How can we show that $t(p,q,n)$ is decreasing in $n$ for any given $p,q,p+q \in [0,1]$?

Some thoughts:

*

*Numerically, this clearly appears to be true. This is the probability of a tie for $q=p$:

*In the special case $p=q=\frac{1}{2}$ we have $$ t\left(\frac{1}{2},\frac{1}{2},n\right) = f\left(\frac{1}{2},\frac{1}{2},n;n,n\right) = \frac{1}{4^n} \binom{2n}{n} = \frac{2}{\pi} \int \limits_0^\infty \frac{\mathrm{d} x}{(1+x^2)^{n+1}} \, , $$
which is clearly decreasing in $n$.

*Maybe an integral representation can also be helpful in the general case. I do not know a lot about hypergeometric functions though and cannot find a transformation which would allow us to use Euler's integral formula.

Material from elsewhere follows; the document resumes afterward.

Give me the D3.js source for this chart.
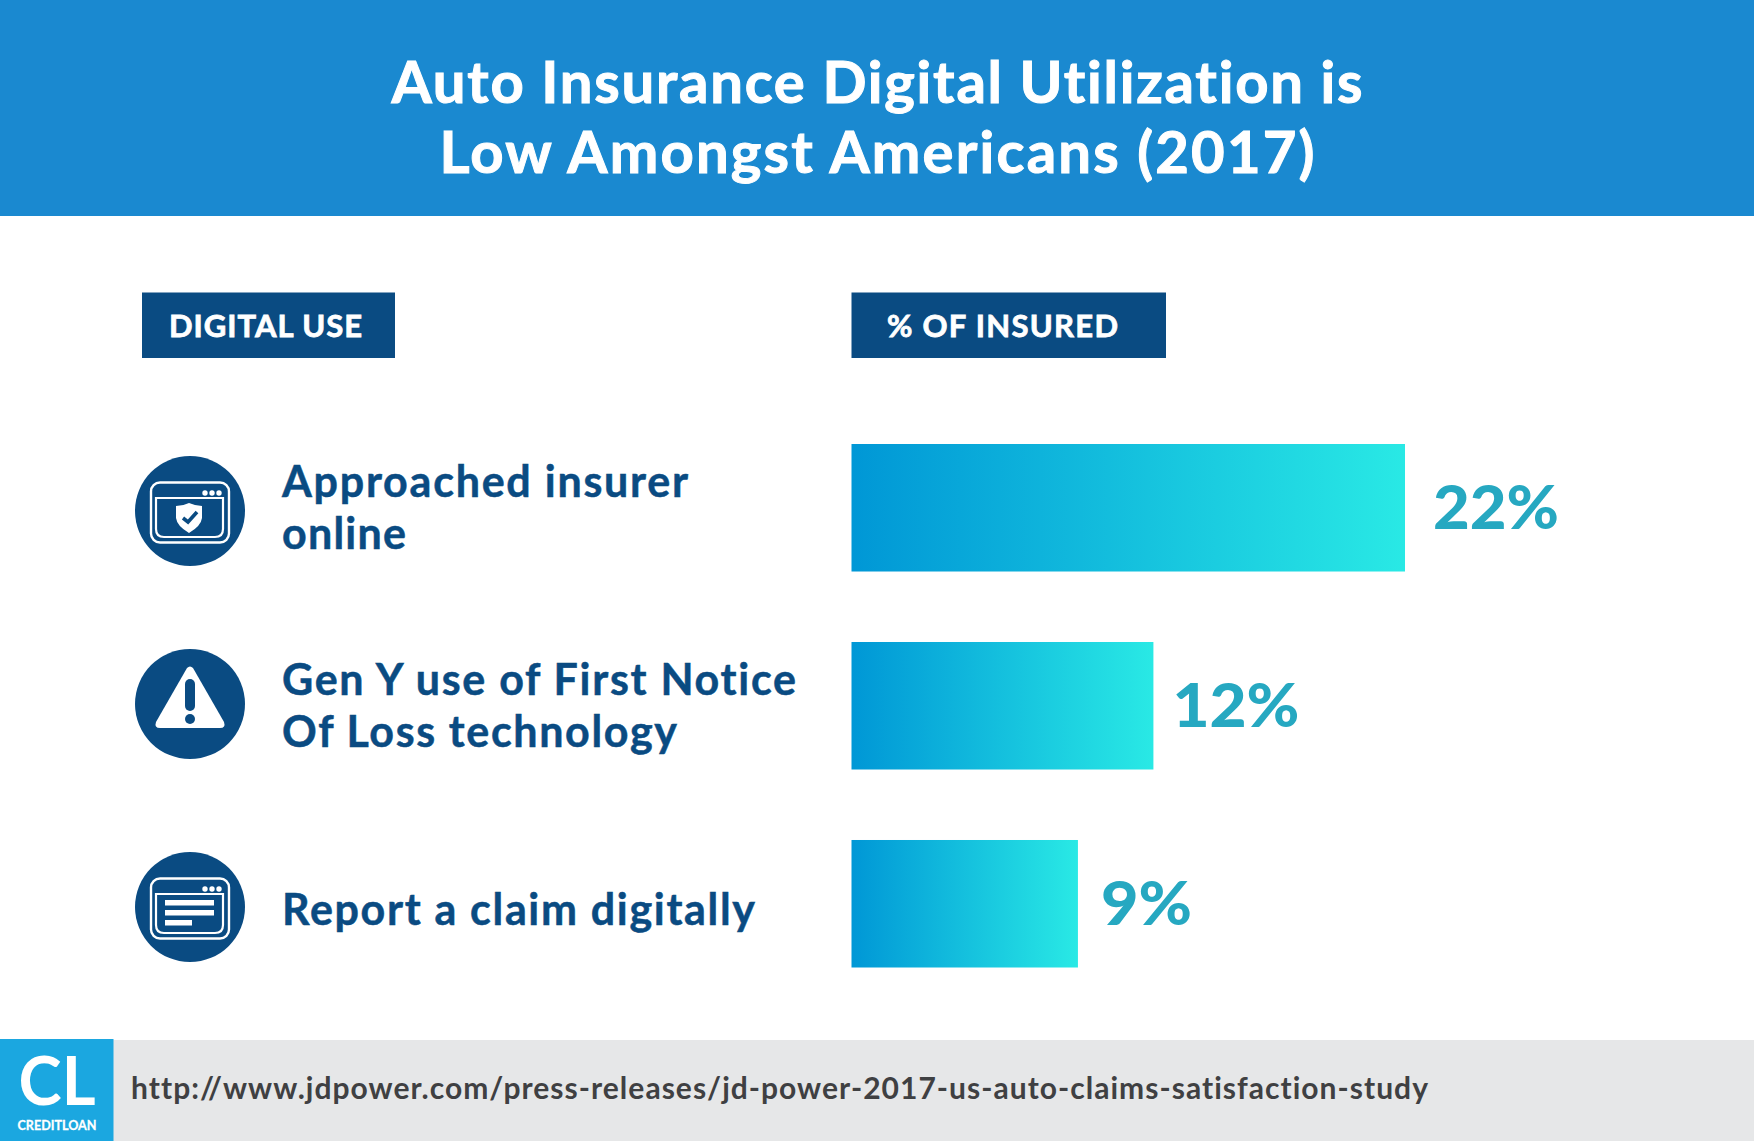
<!DOCTYPE html>
<html><head><meta charset="utf-8">
<script src="https://cdn.jsdelivr.net/npm/d3@7/dist/d3.min.js"></script>
<style>html,body{margin:0;padding:0;background:#fff}svg{display:block}text{font-family:Lato,"Open Sans",sans-serif;font-weight:700;font-variant-ligatures:none;paint-order:stroke}</style>
</head><body><svg id="c" width="1754" height="1141"></svg>
<script>
const titleLines = ["Auto Insurance Digital Utilization is", "Low Amongst Americans (2017)"];
const headerLabels = ["DIGITAL USE", "% OF INSURED"];
const categories = ["Approached insurer online", "Gen Y use of First Notice Of Loss technology", "Report a claim digitally"];
const categoryLines = [["Approached insurer", "online"], ["Gen Y use of First Notice", "Of Loss technology"], ["Report a claim digitally"]];
const values = [22, 12, 9];
const sourceUrl = "http://www.jdpower.com/press-releases/jd-power-2017-us-auto-claims-satisfaction-study";

const NAVY = "#0a4b82", W = 1754, H = 1141;
const svg = d3.select("#c");
const defs = svg.append("defs");

const x = d3.scaleLinear().domain([0, 22]).range([851.5, 1405]);
const y = d3.scaleBand().domain(categories).range([444, 967.5]).paddingInner(0.356);

// header
svg.append("rect").attr("width", W).attr("height", 216).attr("fill", "#1a89d0");
svg.selectAll("text.title").data(titleLines).join("text").attr("class", "title")
  .attr("x", 877).attr("y", (d, i) => 103 + i * 69.5)
  .attr("text-anchor", "middle").attr("fill", "#fff").attr("font-size", 58)
  .attr("stroke", "#fff").attr("stroke-width", 1)
  .attr("textLength", (d, i) => [971, 875][i]).attr("lengthAdjust", "spacing").text(d => d);

// column chips
const chips = [{x: 142, w: 253, tx: 169, tl: 193}, {x: 851.5, w: 314.5, tx: 887, tl: 231}];
const chipG = svg.selectAll("g.chip").data(headerLabels).join("g").attr("class", "chip");
chipG.append("rect").attr("x", (d, i) => chips[i].x).attr("y", 292.5).attr("width", (d, i) => chips[i].w).attr("height", 65.5).attr("fill", NAVY);
chipG.append("text").attr("x", (d, i) => chips[i].tx).attr("y", 337).attr("fill", "#fff").attr("font-size", 31)
  .attr("stroke", "#fff").attr("stroke-width", 0.8)
  .attr("textLength", (d, i) => chips[i].tl).attr("lengthAdjust", "spacing").text(d => d);

// gradients & bars
categories.forEach((c, i) => {
  const g = defs.append("linearGradient").attr("id", "g" + i).attr("x1", 0).attr("x2", 1).attr("y1", 0).attr("y2", 0);
  g.append("stop").attr("offset", 0).attr("stop-color", "#0097d6");
  g.append("stop").attr("offset", 1).attr("stop-color", "#29e9e5");
});
svg.selectAll("rect.bar").data(values).join("rect").attr("class", "bar")
  .attr("x", x(0)).attr("y", (d, i) => y(categories[i]))
  .attr("width", d => x(d) - x(0)).attr("height", y.bandwidth())
  .attr("fill", (d, i) => `url(#g${i})`);
const valueGap = [28, 19, 23], valueWidth = [126, 127, 91];
svg.selectAll("text.val").data(values).join("text").attr("class", "val")
  .attr("x", (d, i) => x(d) + valueGap[i]).attr("y", (d, i) => y(categories[i]) + y.bandwidth() / 2 + 21)
  .attr("fill", "#26a8c1").attr("font-size", 60).style("font-weight", 900)
  .attr("textLength", (d, i) => valueWidth[i]).attr("lengthAdjust", "spacingAndGlyphs").text(d => d + "%");

// row labels
const lineW = [[406, 124], [514, 395], [473]];
const baseY = [497, 695, 925];
categoryLines.forEach((lines, i) => {
  svg.selectAll("text.l" + i).data(lines).join("text").attr("class", "l" + i)
    .attr("x", 282).attr("y", (d, j) => baseY[i] + j * 52)
    .attr("fill", NAVY).attr("font-size", 43)
    .attr("stroke", NAVY).attr("stroke-width", 0.5)
    .attr("textLength", (d, j) => lineW[i][j]).attr("lengthAdjust", "spacing").text(d => d);
});

// icons
const cy = [511, 704, 907];
const icons = svg.selectAll("g.icon").data(categories).join("g").attr("class", "icon")
  .attr("transform", (d, i) => `translate(190,${cy[i]})`);
icons.append("circle").attr("r", 55).attr("fill", NAVY);
function windowFrame(g) {
  g.append("rect").attr("x", -39).attr("y", -28.5).attr("width", 78).attr("height", 60).attr("rx", 9)
    .attr("fill", "none").attr("stroke", "#fff").attr("stroke-width", 2.4);
  g.append("path").attr("d", "M-34,-13H33V18Q33,26 25,26H-26Q-34,26 -34,18Z")
    .attr("fill", "none").attr("stroke", "#fff").attr("stroke-width", 2.2);
  [15, 22, 29].forEach(cx => g.append("circle").attr("cx", cx).attr("cy", -18).attr("r", 2.7).attr("fill", "#fff"));
}
const ic0 = icons.filter((d, i) => i === 0).call(windowFrame);
ic0.append("path").attr("d", "M-1,-8Q6,-5 12,-5V7Q11,15 -1,22Q-13,15 -14,7V-5Q-7,-5 -1,-8Z").attr("fill", "#fff");
ic0.append("path").attr("d", "M-7,7L-2,11L7,1").attr("fill", "none").attr("stroke", NAVY).attr("stroke-width", 3.6);
const ic1 = icons.filter((d, i) => i === 1);
ic1.append("path").attr("d", "M-3,-36Q0,-39 3,-36L34,18Q36,24 30,24H-30Q-36,24 -34,18Z").attr("fill", "#fff");
ic1.append("rect").attr("x", -5).attr("y", -25).attr("width", 10).attr("height", 32).attr("rx", 5).attr("fill", NAVY);
ic1.append("circle").attr("cy", 15).attr("r", 5).attr("fill", NAVY);
const ic2 = icons.filter((d, i) => i === 2).call(windowFrame);
[[-25, -7, 49], [-25, 3, 49], [-25, 13, 27]].forEach(r =>
  ic2.append("rect").attr("x", r[0]).attr("y", r[1]).attr("width", r[2]).attr("height", 5.5).attr("fill", "#fff"));

// footer
svg.append("rect").attr("y", 1040).attr("width", W).attr("height", 101).attr("fill", "#e6e7e8");
svg.append("rect").attr("y", 1039).attr("width", 113.5).attr("height", 102).attr("fill", "#1ba7e0");
svg.append("text").attr("x", 57).attr("y", 1105).attr("text-anchor", "middle").attr("fill", "#fff")
  .attr("font-size", 66).attr("textLength", 77).attr("lengthAdjust", "spacingAndGlyphs").text("CL");
svg.append("text").attr("x", 57).attr("y", 1130).attr("text-anchor", "middle").attr("fill", "#fff")
  .attr("font-size", 14).attr("stroke", "#fff").attr("stroke-width", 0.3).attr("textLength", 79).attr("lengthAdjust", "spacingAndGlyphs").text("CREDITLOAN");
svg.append("text").attr("x", 131).attr("y", 1099).attr("fill", "#3f4042").attr("font-size", 30)
  .attr("textLength", 1297).attr("lengthAdjust", "spacing").text(sourceUrl);
</script></body></html>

 A: For convenience, define out-of-range multinomial coefficients as $0$. Let
\begin{gather*}
r = 1 - p - q, \quad s = p + q, \\
a_k = 1 - \frac{1}{2k + 1} + \frac{1}{2n - 2k + 1}, \\
b_k = 1 + \frac{1}{2k + 1} - \frac{1}{2n - 2k + 1}, \\
c_k = r^2\frac{f(p, q, n; k, k)}{f(p, q, n + 1; k, k)} = \frac{(2n - 2k + 2)(2n - 2k + 1)}{(2n + 2)(2n + 1)}, \\
d_k = 4pq\frac{f(p, q, n; k - 1, k - 1)}{f(p, q, n + 1; k, k)} = \frac{4k^2}{(2n + 2)(2n + 1)}.
\end{gather*}
Since $r^2 + a_krs + b_krs + s^2 = r^2 + 2rs + s^2 = 1$, we have
\begin{split}
t(p, q, n) &= \sum_{k=0}^n f(p, q, n; k, k) \\
&= \sum_{k=0}^{n} (r^2 + a_krs) f(p, q, n; k, k) + \sum_{k=0}^{n} (b_krs + s^2) f(p, q, n; k, k) \\
&= \sum_{k=0}^{n + 1} ((r^2 + a_krs) f(p, q, n; k, k) + (b_{k-1}rs + s^2) f(p, q, n; k - 1, k - 1)) \\
&= \sum_{k=0}^{n + 1} \left((r^2 + a_krs)\frac{c_k}{r^2} + (b_{k-1}rs + s^2)\frac{d_k}{4pq}\right)f(p, q, n + 1; k, k) \\
&≥ \sum_{k=0}^{n + 1} \left((r^2 + a_krs)\frac{c_k}{r^2} + (b_{k-1}rs + s^2)\frac{d_k}{s^2}\right)f(p, q, n + 1; k, k) \\
&= \sum_{k=0}^{n + 1} \left(c_k + a_kc_k\frac sr + b_{k-1}d_k\frac rs + d_k\right)f(p, q, n + 1; k, k) \\
&≥ \sum_{k=0}^{n + 1} (c_k + 2\sqrt{a_kb_{k-1}c_kd_k} + d_k)f(p, q, n + 1; k, k) \\
\end{split}
We claim $c_k + 2\sqrt{a_kb_{k-1}c_kd_k} + d_k ≥ 1$; this is trivial if $k = 0$ ($c_k = 1, d_k = 0$) or $k = n + 1$ ($c_k = 0, d_k > 1$), and otherwise, it follows from
\begin{multline*}
4a_kb_{k-1}c_kd_k - (1 - c_k - d_k)^2 \\
= \frac{k^2(2n + 2(n - k) + 5)(4(2n + k + 1)(n - k) + 10n + 7)}{(2n + 1)^2(n + 1)^2(2(n - k) + 3)(2k + 1)(2k - 1)} ≥ 0,
\end{multline*}
since every factor on the right is nonnegative. Therefore,
\begin{split}
t(p, q, n) &≥ \sum_{k=0}^{n + 1} f(p, q, n + 1; k, k) = t(p, q, n + 1).
\end{split}
A: Not an answer but a reformulation.
The problem can be stated as a random walk $X_n$ , starting at $X_0=0$ and with $X_n = X_{n-1} + Z_n$ where $Z_n$ is iid taking values over $\{-1,0,1\}$ with given probabilities $p_{-1}=q>0$, $p_{0}=1-(p+q)$, $p_1 = p>0$.
We want to prove the conjecture $P(X_{2(n+1)} = 0) < P(X_{2n} = 0)$
This seems particularly non-obvious for small $n$. For large $n$, one expects (by the CLT) that
$$P(X_{2n}=0) \approx \frac{1}{\sqrt{4\pi n\sigma^2}} \exp \left( - \frac{2n\mu^2}{\sigma^2}\right)$$
where $\mu = p-q$ and $\sigma^2=p+q-(p-q)^2$, provided that $p+q<1$. Elsewhere, for $p+q=1$ it should be multiplied by $2$.
Granted, this says little about the conjecture in itself.